[Charts and diagrams as code]
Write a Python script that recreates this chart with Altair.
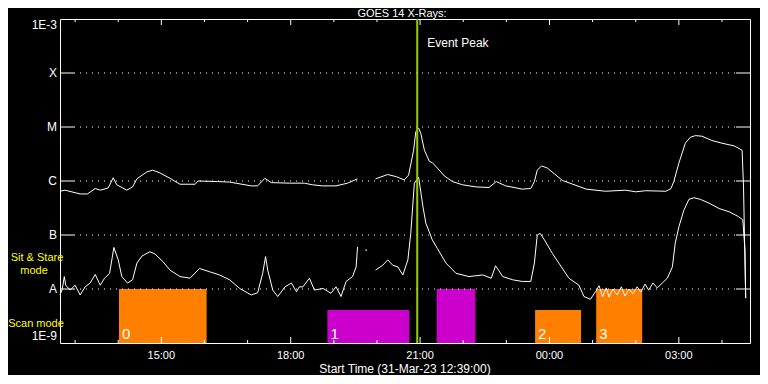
import altair as alt
import pandas as pd

FONT = "Liberation Sans"

# Time: minutes after start (31-Mar-23 12:39:00); flux as log10(W/m^2)
up_min = [0, 7, 28, 38, 49, 56, 67, 74, 79, 93, 101, 107, 121, 129, 139, 153, 167, 188, 192, 219, 236,
          266, 275, 285, 294, 319, 340, 351, 365, 384, 400, 414,
          439, 456, 468, 479, 485, 492, 495, 499, 502, 507, 514, 518, 525, 535, 546, 560, 579, 597, 607,
          620, 643, 655, 660, 664, 670, 678, 699, 732, 759, 787, 801, 815, 843, 850, 854, 861, 870, 877,
          884, 893, 907, 921, 938, 949, 951, 954]
up_log = [-6.19, -6.17, -6.24, -6.24, -6.14, -6.17, -6.13, -5.94, -6.07, -6.17, -6.11, -5.96, -5.83, -5.80,
          -5.85, -5.95, -6.06, -6.06, -6.00, -6.01, -6.02,
          -6.09, -6.09, -5.95, -6.03, -6.04, -6.04, -6.07, -6.09, -6.09, -6.04, -5.96,
          -5.96, -5.88, -5.92, -5.98, -5.89, -5.43, -5.09, -5.02, -5.12, -5.43, -5.64, -5.66, -5.76, -5.91,
          -6.01, -6.07, -6.11, -6.12, -6.01,
          -6.09, -6.15, -6.14, -6.01, -5.80, -5.72, -5.76, -5.99, -6.15, -6.19, -6.17, -6.20, -6.18, -6.19,
          -6.14, -6.01, -5.67, -5.30, -5.19,
          -5.16, -5.17, -5.25, -5.30, -5.35, -5.43, -6.11, -8.17]
up_gap_at = 32  # first point after the data gap

lo_min = [0, 3, 6, 8, 14, 21, 28, 35, 42, 49, 56, 62, 69, 75, 81, 86, 94, 101, 107, 114, 125, 132, 143,
          153, 167, 181, 194, 208, 222, 236, 250, 266, 275, 282, 286, 289, 296, 303, 313, 322, 329, 333,
          338, 347, 354, 366, 377, 384, 391, 398, 407, 412, 414,
          439, 449, 456, 463, 470, 477, 484, 488, 493, 499, 505, 509, 518, 525, 537, 551, 569, 588, 600,
          606, 616, 630, 643, 655, 660, 664, 668, 674, 685, 694, 708, 722, 729, 738, 745, 750, 755, 760,
          764, 769, 775, 781, 786, 792, 797, 803, 808, 814, 819, 825, 831, 838, 845, 852, 856, 861, 868,
          875, 882, 891, 903, 917, 931, 944, 950, 953, 954]
lo_log = [-8.11, -8.01, -7.77, -7.93, -8.02, -7.93, -8.11, -7.96, -7.89, -7.73, -7.93, -7.80, -7.71, -7.23,
          -7.46, -7.77, -7.89, -7.83, -7.52, -7.39, -7.31, -7.35, -7.49,
          -7.65, -7.77, -7.80, -7.62, -7.68, -7.74, -7.83, -7.99, -8.11, -8.07, -7.71, -7.40, -7.65, -8.02,
          -8.14, -7.96, -7.89, -8.05, -7.96,
          -7.96, -7.80, -8.02, -7.99, -8.08, -7.96, -8.14, -7.86, -7.77, -7.59, -7.22,
          -7.65, -7.56, -7.46, -7.56, -7.59, -7.74, -7.46, -6.97, -6.04, -5.93, -6.48, -6.78, -7.09, -7.25,
          -7.52, -7.71, -7.77, -7.74, -7.80,
          -7.57, -7.77, -7.83, -7.86, -7.86, -7.52, -7.00, -6.97, -7.09, -7.34, -7.52, -7.80, -7.93, -8.14,
          -8.19, -8.05, -7.94, -8.14, -7.98,
          -8.15, -8.00, -8.11, -7.96, -8.13, -8.00, -8.09, -7.96, -8.06, -7.91, -8.02, -7.89, -7.98, -7.89,
          -7.80, -7.59, -7.15, -6.85, -6.54,
          -6.34, -6.31, -6.34, -6.41, -6.51, -6.57, -6.66, -6.72, -7.28, -8.17]
lo_gap_at = 53

dot_min = [426]
dot_log = [-7.28]

box_start = [82, 372, 524, 661, 746]
box_end = [204, 486, 578, 725, 810]
box_top = [-8.0, -8.39, -8.0, -8.39, -8.0]
box_color = ["#FF8000", "#CC00CC", "#CC00CC", "#FF8000", "#FF8000"]
box_label = ["0", "1", "", "2", "3"]

event_peak = [497]

level_vals = [-9, -8, -7, -6, -5, -4, -3]
level_labels = ["1E-9", "A", "B", "C", "M", "X", "1E-3"]
grid_levels = [-8, -7, -6, -5, -4]

minor_ticks = [21, 81, 201, 261, 381, 441, 561, 621, 741, 801, 921]
major_ticks = [141, 321, 501, 681, 861]
major_labels = ["15:00", "18:00", "21:00", "00:00", "03:00"]

W, H = 690, 324

up_df = pd.DataFrame({"m": up_min, "f": up_log})
up_df["seg"] = (up_df.index >= up_gap_at).astype(int)
lo_df = pd.DataFrame({"m": lo_min, "f": lo_log})
lo_df["seg"] = (lo_df.index >= lo_gap_at).astype(int)
dot_df = pd.DataFrame({"m": dot_min, "f": dot_log})
box_df = pd.DataFrame({"s": box_start, "e": box_end, "top": box_top, "c": box_color, "lab": box_label})
box_df["bot"] = -9
ev_df = pd.DataFrame({"m": event_peak, "t": ["Event Peak"]})
grid_df = pd.DataFrame({"lev": grid_levels})
minor_df = pd.DataFrame({"m": minor_ticks})
major_df = pd.DataFrame({"m": major_ticks})
ylab_df = pd.DataFrame({"lev": level_vals, "lab": level_labels})
xlab_df = pd.DataFrame({"m": major_ticks, "lab": major_labels})

xs = alt.Scale(domain=[0, 960], nice=False, zero=False)
ys = alt.Scale(domain=[-9, -3], nice=False, zero=False)

X = lambda f: alt.X(f, scale=xs, axis=None)
Y = lambda f: alt.Y(f, scale=ys, axis=None)

boxes = alt.Chart(box_df).mark_rect().encode(
    x=X("s:Q"), x2="e:Q", y=Y("top:Q"), y2="bot:Q",
    color=alt.Color("c:N", scale=None),
)
box_text = alt.Chart(box_df).mark_text(align="left", baseline="bottom", dx=3, dy=-1, color="white",
                                       font=FONT, fontSize=15).encode(
    x=X("s:Q"), y=Y("bot:Q"), text="lab:N")

grid = alt.Chart(grid_df).mark_rule(color="white", strokeDash=[1, 5], strokeWidth=1).encode(
    y=Y("lev:Q"), x=alt.value(14), x2=alt.value(W - 14))
lt = alt.Chart(grid_df).mark_rule(color="white").encode(y=Y("lev:Q"), x=alt.value(0), x2=alt.value(14))
rt = alt.Chart(grid_df).mark_rule(color="white").encode(y=Y("lev:Q"), x=alt.value(W - 14), x2=alt.value(W))


def xticks(df, y1, y2):
    return alt.Chart(df).mark_rule(color="white").encode(x=X("m:Q"), y=alt.value(y1), y2=alt.value(y2))


ticks = [xticks(minor_df, H, H - 3), xticks(major_df, H, H - 6),
         xticks(minor_df, 0, 3), xticks(major_df, 0, 6)]

# axis labels as text marks placed through the scales
ylabels = alt.Chart(ylab_df).mark_text(align="right", dx=-3, color="white", font=FONT, fontSize=12).encode(
    x=alt.value(0), y=Y("lev:Q"), text="lab:N")
ylab_mid = ylabels.transform_filter("datum.lev > -9 && datum.lev < -3").mark_text(
    align="right", baseline="middle", dx=-3, color="white", font=FONT, fontSize=12)
ylab_top = ylabels.transform_filter("datum.lev == -3").mark_text(
    align="right", baseline="top", dx=-3, dy=1, color="white", font=FONT, fontSize=12)
ylab_bot = ylabels.transform_filter("datum.lev == -9").mark_text(
    align="right", baseline="bottom", dx=-3, color="white", font=FONT, fontSize=12)

xlabels = alt.Chart(xlab_df).mark_text(align="center", baseline="middle", color="white",
                                       font=FONT, fontSize=11).encode(
    x=X("m:Q"), y=alt.value(H + 13), text="lab:N")
xtitle = alt.Chart(pd.DataFrame({"t": ["Start Time (31-Mar-23 12:39:00)"]})).mark_text(
    align="center", baseline="middle", color="white", font=FONT, fontSize=12).encode(
    x=alt.value(W / 2), y=alt.value(H + 26), text="t:N")
title = alt.Chart(pd.DataFrame({"t": ["GOES 14 X-Rays:"]})).mark_text(
    align="center", baseline="top", color="white", font=FONT, fontSize=11).encode(
    x=alt.value(W / 2 - 3), y=alt.value(-11), text="t:N")

up_line = alt.Chart(up_df).mark_line(color="white", strokeWidth=1).encode(
    x=X("m:Q"), y=Y("f:Q"), detail="seg:N")
lo_line = alt.Chart(lo_df).mark_line(color="white", strokeWidth=1).encode(
    x=X("m:Q"), y=Y("f:Q"), detail="seg:N")
dot = alt.Chart(dot_df).mark_square(color="white", size=2, opacity=1).encode(x=X("m:Q"), y=Y("f:Q"))

ev_line = alt.Chart(ev_df).mark_rule(color="#99CC00", strokeWidth=2).encode(x=X("m:Q"))
ev_text = alt.Chart(ev_df).mark_text(align="left", baseline="middle", dx=10, color="white",
                                     font=FONT, fontSize=12).encode(
    x=X("m:Q"), y=alt.value(24), text="t:N")


def side_text(t, x, y):
    return alt.Chart(pd.DataFrame({"t": [t]})).mark_text(
        align="center", baseline="middle", color="#FFFF00", font=FONT, fontSize=11).encode(
        x=alt.value(x), y=alt.value(y), text="t:N")


side = [side_text("Sit & Stare", -23, 239), side_text("mode", -26, 252), side_text("Scan mode", -24, 305)]

chart = alt.layer(boxes, grid, lt, rt, *ticks, box_text, up_line, lo_line, dot, ev_line, ev_text,
                  ylab_mid, ylab_top, ylab_bot, xlabels, xtitle, title, *side).properties(
    width=W, height=H,
    autosize="none",
    padding={"left": 52, "top": 11, "right": 10, "bottom": 32},
    background="black",
).configure_view(stroke="white", strokeWidth=1)

chart.save("out.html", embed_options={"renderer": "svg", "actions": False})
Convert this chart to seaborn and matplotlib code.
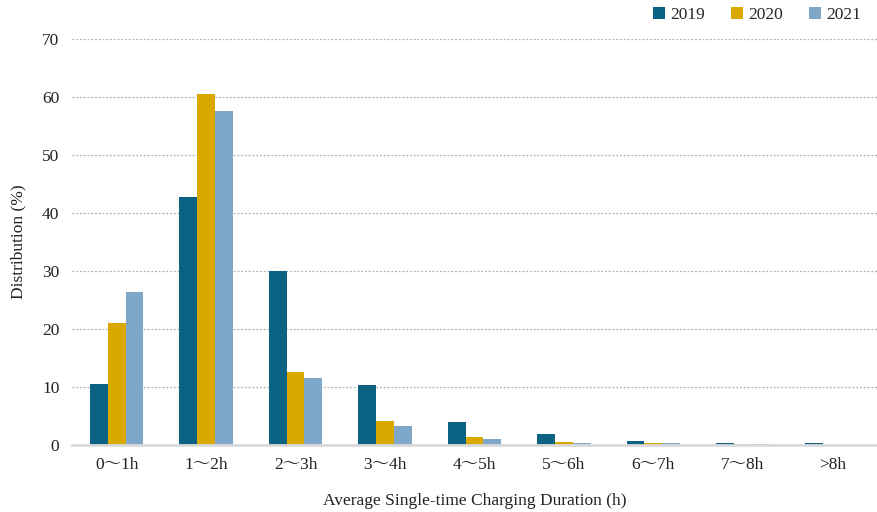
import matplotlib
matplotlib.use("Agg")
import matplotlib.pyplot as plt
import seaborn as sns
import pandas as pd

categories = ["0～1h", "1～2h", "2～3h", "3～4h", "4～5h", "5～6h", "6～7h", "7～8h", ">8h"]
years = ["2019", "2020", "2021"]
share_2019 = [10.5, 42.8, 30.0, 10.3, 3.9, 1.8, 0.6, 0.4, 0.3]
share_2020 = [21.0, 60.5, 12.6, 4.1, 1.4, 0.5, 0.3, 0.1, 0.0]
share_2021 = [26.4, 57.6, 11.5, 3.3, 1.1, 0.4, 0.3, 0.1, 0.0]
colors = ["#0B6283", "#D9A900", "#7FA8C8"]

df = pd.DataFrame({
    "duration": categories * 3,
    "year": [y for y in years for _ in categories],
    "share": share_2019 + share_2020 + share_2021,
})

sns.set_theme(style="white")
fonts = ["Liberation Serif", "Noto Serif CJK JP", "Noto Sans CJK JP", "DejaVu Serif"]
plt.rcParams["font.family"] = fonts

fig = plt.figure(figsize=(8.77, 5.12), dpi=100)
ax = fig.add_axes([0.082, 0.131, 0.918, 0.793])

sns.barplot(data=df, x="duration", y="share", hue="year", order=categories,
            hue_order=years, palette=colors, saturation=1, width=0.6, ax=ax,
            edgecolor="none", linewidth=0, legend=True)

ax.set_ylim(0, 70)
ax.set_yticks(range(0, 71, 10))
ax.set_xlim(-0.5, 8.5)
ax.yaxis.grid(True, linestyle=(0, (1.5, 1.5)), color="#b0b0b0", linewidth=0.9)
ax.set_axisbelow(True)
for side in ["top", "right", "left"]:
    ax.spines[side].set_visible(False)
ax.spines["bottom"].set_color("#d9d9d9")
ax.spines["bottom"].set_linewidth(2)
ax.tick_params(axis="both", length=0, labelsize=12.5, colors="#222222", pad=9)
for lab in ax.get_xticklabels() + ax.get_yticklabels():
    lab.set_family(fonts)

ax.set_xlabel("Average Single-time Charging Duration (h)", fontsize=12.5,
              color="#222222", labelpad=14)
ax.set_ylabel("Distribution (%)", fontsize=12.5, color="#222222", labelpad=11)

leg = ax.legend(loc="upper right", bbox_to_anchor=(1.0, 1.118), ncol=3,
                frameon=False, fontsize=12.5, handlelength=0.7, handleheight=0.7,
                handletextpad=0.3, columnspacing=1.5)

fig.savefig("out.png", dpi=100)
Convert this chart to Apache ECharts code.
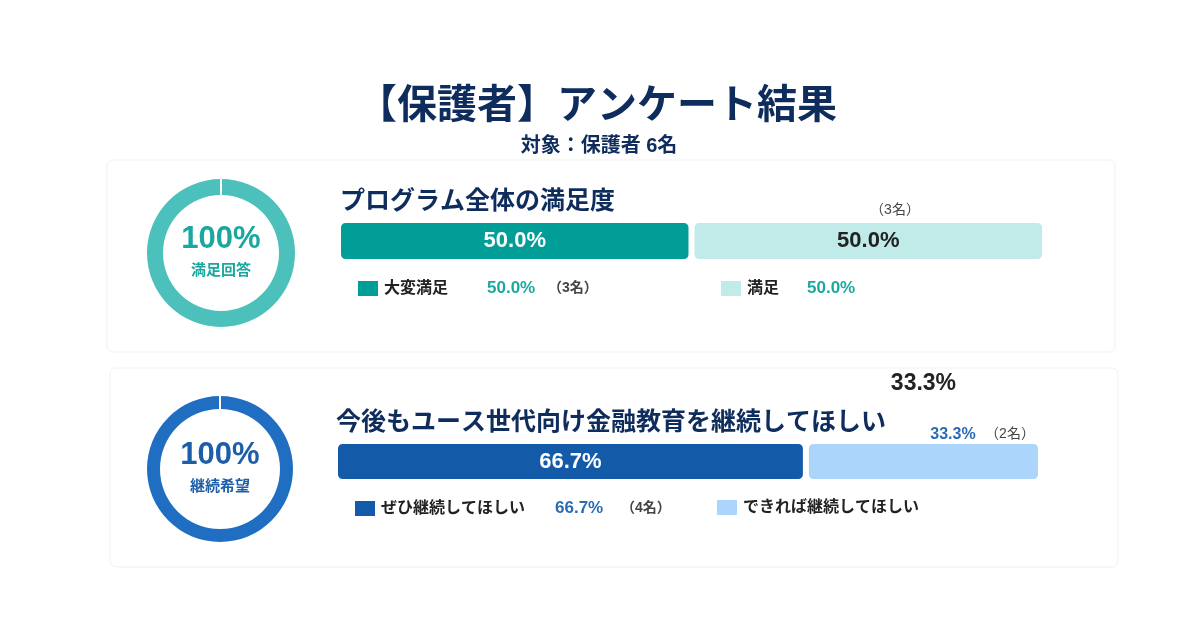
<!DOCTYPE html>
<html>
<head>
<meta charset="utf-8">
<script src="https://cdn.jsdelivr.net/npm/echarts@6/dist/echarts.min.js"></script>
<style>
  html, body { margin: 0; padding: 0; background: #fff; }
  #main { width: 1200px; height: 644px; }
</style>
</head>
<body>
<div id="main"></div>
<script>
// 満足度
var satNames = ['大変満足', '満足'];
var satValues = [50.0, 50.0];
var satCounts = [3, 3];
// 継続希望
var contNames = ['ぜひ継続してほしい', 'できれば継続してほしい'];
var contValues = [66.7, 33.3];
var contCounts = [4, 2];

var FONT = 'Arial, "Liberation Sans", "Noto Sans CJK JP", sans-serif';
var NAVY = '#0e2c5c';

var chart = echarts.init(document.getElementById('main'));

function sum(a) { return a.reduce(function (s, v) { return s + v; }, 0); }

function ring(center, r, color, total, label, textColor) {
  return {
    type: 'pie',
    center: center,
    radius: r,
    silent: true,
    startAngle: 90,
    data: [{ value: total, name: label }],
    itemStyle: { color: color },
    label: {
      show: true,
      position: 'center',
      formatter: function () { return '{a|' + Math.round(total) + '%}\n{b|' + label + '}'; },
      rich: {
        a: { fontFamily: FONT, fontSize: 31, fontWeight: 'bold', color: textColor, lineHeight: 36, padding: [0, 0, 2, 0] },
        b: { fontFamily: FONT, fontSize: 15, fontWeight: 'bold', color: textColor, lineHeight: 26 }
      }
    },
    labelLine: { show: false }
  };
}

// one legend per item so each sits where the reference puts it
function legendItem(name, left, top, nameW, valW, formatter, color) {
  return {
    data: [name], left: left, top: top, padding: 0, icon: 'rect', itemWidth: 22, itemHeight: 17, itemGap: 0,
    selectedMode: false, formatter: formatter,
    textStyle: {
      fontFamily: FONT, fontSize: 16, fontWeight: 'bold', color: '#222',
      rich: {
        n: { fontFamily: FONT, fontSize: 16, fontWeight: 'bold', color: '#222', width: nameW },
        v: { fontFamily: FONT, fontSize: 17, fontWeight: 'bold', color: color, width: valW },
        c: { fontFamily: FONT, fontSize: 14, color: '#444' }
      }
    }
  };
}

var option = {
  backgroundColor: '#fff',
  animation: false,
  grid: [
    { left: 338, top: 220, width: 707, height: 42 },
    { left: 335, top: 441, width: 706, height: 41 }
  ],
  xAxis: [
    { gridIndex: 0, type: 'value', min: 0, max: 100, show: false },
    { gridIndex: 1, type: 'value', min: 0, max: 100, show: false }
  ],
  yAxis: [
    { gridIndex: 0, type: 'category', data: ['満足度'], show: false },
    { gridIndex: 1, type: 'category', data: ['継続'], show: false }
  ],
  legend: [
    legendItem(satNames[0], 356, 279, 103, 61, function (n) {
      return '{n|' + n + '}{v|' + satValues[0].toFixed(1) + '%}{c|（' + satCounts[0] + '名）}';
    }, '#1aa8a0'),
    legendItem(satNames[1], 719, 279, 60, 60, function (n) {
      return '{n|' + n + '}{v|' + satValues[1].toFixed(1) + '%}';
    }, '#1aa8a0'),
    legendItem(contNames[0], 353, 499, 174, 66, function (n) {
      return '{n|' + n + '}{v|' + contValues[0].toFixed(1) + '%}{c|（' + contCounts[0] + '名）}';
    }, '#2a6cb3'),
    legendItem(contNames[1], 715, 498, 200, 60, function (n) {
      return '{n|' + n + '}';
    }, '#2a6cb3')
  ],
  graphic: [
    { type: 'rect', shape: { x: 107, y: 160, width: 1008, height: 192, r: 6 }, style: { fill: 'none', stroke: '#f0f1f3', lineWidth: 1 }, z: -1 },
    { type: 'rect', shape: { x: 110, y: 368, width: 1008, height: 199, r: 6 }, style: { fill: 'none', stroke: '#f0f1f3', lineWidth: 1 }, z: -1 },
    { type: 'text', x: 597, y: 107, style: { text: '【保護者】アンケート結果', fill: NAVY, font: 'bold 40px ' + FONT, align: 'center', verticalAlign: 'middle' } },
    { type: 'text', x: 599, y: 146, style: { text: '対象：保護者 ' + sum(satCounts) + '名', fill: NAVY, font: 'bold 20px ' + FONT, align: 'center', verticalAlign: 'middle' } },
    { type: 'text', x: 340, y: 202, style: { text: 'プログラム全体の満足度', fill: NAVY, font: 'bold 25px ' + FONT, align: 'left', verticalAlign: 'middle' } },
    { type: 'text', x: 336, y: 423, style: { text: '今後もユース世代向け金融教育を継続してほしい', fill: NAVY, font: 'bold 25px ' + FONT, align: 'left', verticalAlign: 'middle' } },
    { type: 'text', x: 895, y: 210, style: { text: '（' + satCounts[1] + '名）', fill: '#444', font: '14px ' + FONT, align: 'center', verticalAlign: 'middle' } },
    { type: 'text', x: 953, y: 435, style: { text: contValues[1].toFixed(1) + '%', fill: '#2a6cb3', font: 'bold 16px ' + FONT, align: 'center', verticalAlign: 'middle' } },
    { type: 'text', x: 1010, y: 434, style: { text: '（' + contCounts[1] + '名）', fill: '#444', font: '14px ' + FONT, align: 'center', verticalAlign: 'middle' } },
    { type: 'rect', shape: { x: 220, y: 176, width: 2, height: 20 }, style: { fill: '#fff' }, z: 10 },
    { type: 'rect', shape: { x: 219, y: 394, width: 2, height: 18 }, style: { fill: '#fff' }, z: 10 }
  ],
  series: [
    ring([221, 253], [58, 74], '#4cc0bb', sum(satValues), '満足回答', '#1aa79f'),
    ring([220, 469], [60, 73], '#1f6ec2', sum(contValues), '継続希望', '#1d5ea8'),
    {
      name: satNames[0], type: 'bar', stack: 's', xAxisIndex: 0, yAxisIndex: 0, barWidth: 42,
      data: [satValues[0]], itemStyle: { color: '#009e97', borderRadius: 6, borderColor: '#fff', borderWidth: 3 },
      label: { show: true, position: 'inside', formatter: function (p) { return p.value.toFixed(1) + '%'; }, fontFamily: FONT, fontSize: 22, fontWeight: 'bold', color: '#fff' }
    },
    {
      name: satNames[1], type: 'bar', stack: 's', xAxisIndex: 0, yAxisIndex: 0, barWidth: 42,
      data: [satValues[1]], itemStyle: { color: '#c0ebe8', borderRadius: 6, borderColor: '#fff', borderWidth: 3 },
      label: { show: true, position: 'inside', formatter: function (p) { return p.value.toFixed(1) + '%'; }, fontFamily: FONT, fontSize: 22, fontWeight: 'bold', color: '#222' }
    },
    {
      name: contNames[0], type: 'bar', stack: 'c', xAxisIndex: 1, yAxisIndex: 1, barWidth: 41,
      data: [contValues[0]], itemStyle: { color: '#135ba9', borderRadius: 6, borderColor: '#fff', borderWidth: 3 },
      label: { show: true, position: 'inside', formatter: function (p) { return p.value.toFixed(1) + '%'; }, fontFamily: FONT, fontSize: 22, fontWeight: 'bold', color: '#fff' }
    },
    {
      name: contNames[1], type: 'bar', stack: 'c', xAxisIndex: 1, yAxisIndex: 1, barWidth: 41,
      data: [contValues[1]], itemStyle: { color: '#abd5fa', borderRadius: 6, borderColor: '#fff', borderWidth: 3 },
      label: { show: true, position: 'top', distance: 46, formatter: function (p) { return p.value.toFixed(1) + '%'; }, fontFamily: FONT, fontSize: 23, fontWeight: 'bold', color: '#222' }
    }
  ]
};

chart.setOption(option);
</script>
</body>
</html>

Given problem >> Count every line of the material above that holds the string "this", then state only the total.

Written response >> 3